La cercanía de la noche acelera el agobio del fin de la jornada laboral. “Es viernes y el cuerpo lo sabe”, como dicen muchos. Pasadas las seis y media todo se pinta de oscuridad. Hay apagón. Casi toda Matanzas permanece en silencio.
En aquellas paradas, donde deberían estacionarse los carros, ya se pierden las figuras y colores.
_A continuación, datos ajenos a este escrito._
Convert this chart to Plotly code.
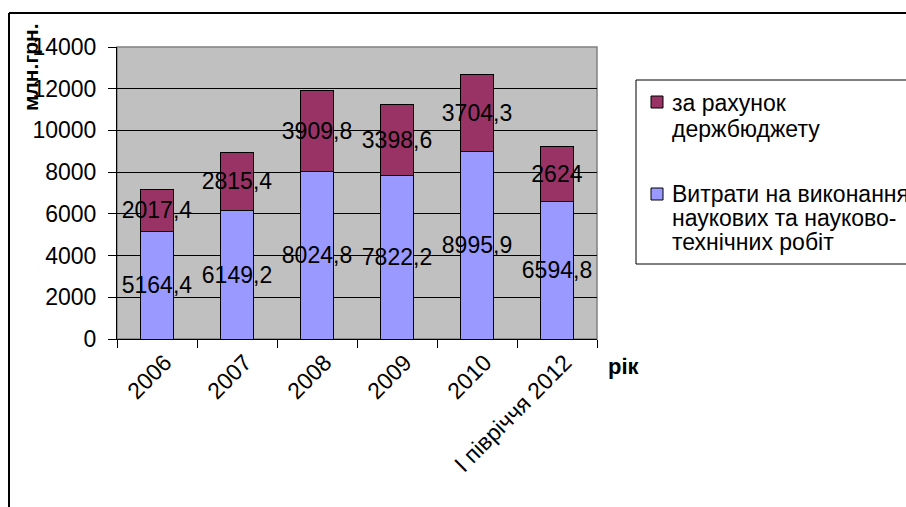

Los celulares iluminan algunos rostros, mientras pasan y pasan los minutos. Por más de una hora las luces de carros y guaguas pintan chapas particulares y estatales en su tránsito. Solo se detienen quienes aprovechan las “bondades” de la interminable espera y aborrecedora oscuridad. Unos proponen el pasaje a Varadero -con discreción- a quinientos pesos, otros piden clientes a Cárdenas a precios desorbitantes.
Camino para calmar la ansiedad, mientras mi estómago advierte que se agota el combustible.

Muy cerca una muchacha temerosa ni se mueve y un hombre desanda desesperado como en busca de un objeto de valor perdido entre la acera y la carretera. A escasos metros se pueden divisar siluetas de las personas.
En medio de aquel panorama un carro de turismo se detiene. Hacia el, se abalanza el pasajero más cercano. ¡Varadero! Grita como en vacío a la multitud ante aquella negrura. Nadie se inmuta. Muy cerca observo aquella escena y siento una mujer hablar. ¡Dile que es gratis! El único pasajero en aquel carro ligero con chapa de turismo grita nuevamente “Varadero, es gratis” Ahí me lancé a correr yo.
Espero por si alguien que necesita llegar a aquel destino de luz se posa antes, pero solo arribamos hasta allí dos personas más. Me puede dejar en la Universidad? -Claro, monte y nos dice donde dejarlo.- La amabilidad me golpeó el rostro. Por un momento pasaron por mi cabeza muchas dudas, pero igual la necesidad me obligó a aprovechar el gesto solidario.
Fueron pocos minutos en aquel vehículo; ni siquiera llegaron a los cinco. El carro ligero, de Peñas Altas a la Universidad de Matanzas, corrió a la velocidad de la luz. Quizás nunca conozca sus nombres, pero lo que allí pasó sin dudas conmueve.
Una pareja con más de 60 años iba dentro. Actualmente viven en Palm Beach, Los Estados Unidos y están de visita en la ciudad de los puentes. El nació en Matanzas y hace cincuenta y tres años no visitaba a Cuba. Ella, es colombina y ha visto transitar más de veinte calendarios sin encontrarse con su familia.
Desde que entré, mostré mi agradecimiento e inmediatamente me explicaron el por qué se detuvieron. Solo llevan en Cuba tres días y según cuentan se han pasado el viaje recogiendo personas en las paradas porque saben que la situación está dura.
“Aquí solo nos quedan los primos. Otros ya no están” Ha pasado mucho tiempo y dicen que el reencuentro con la familia ha sido triste. “Ya no volveremos más, pero teníamos que venir a despedirnos”
Aquellas palabras me apretaron el pecho. Era un adiós a las raíces, era un beso cálido de despedida.
Quizás esos locos cuerdos todavía les queden par de horas en Cuba y sobre ese amor que todavía late continúan recogiendo a quienes viven como una crónica sus viajes nocturnos en medio de un apagón.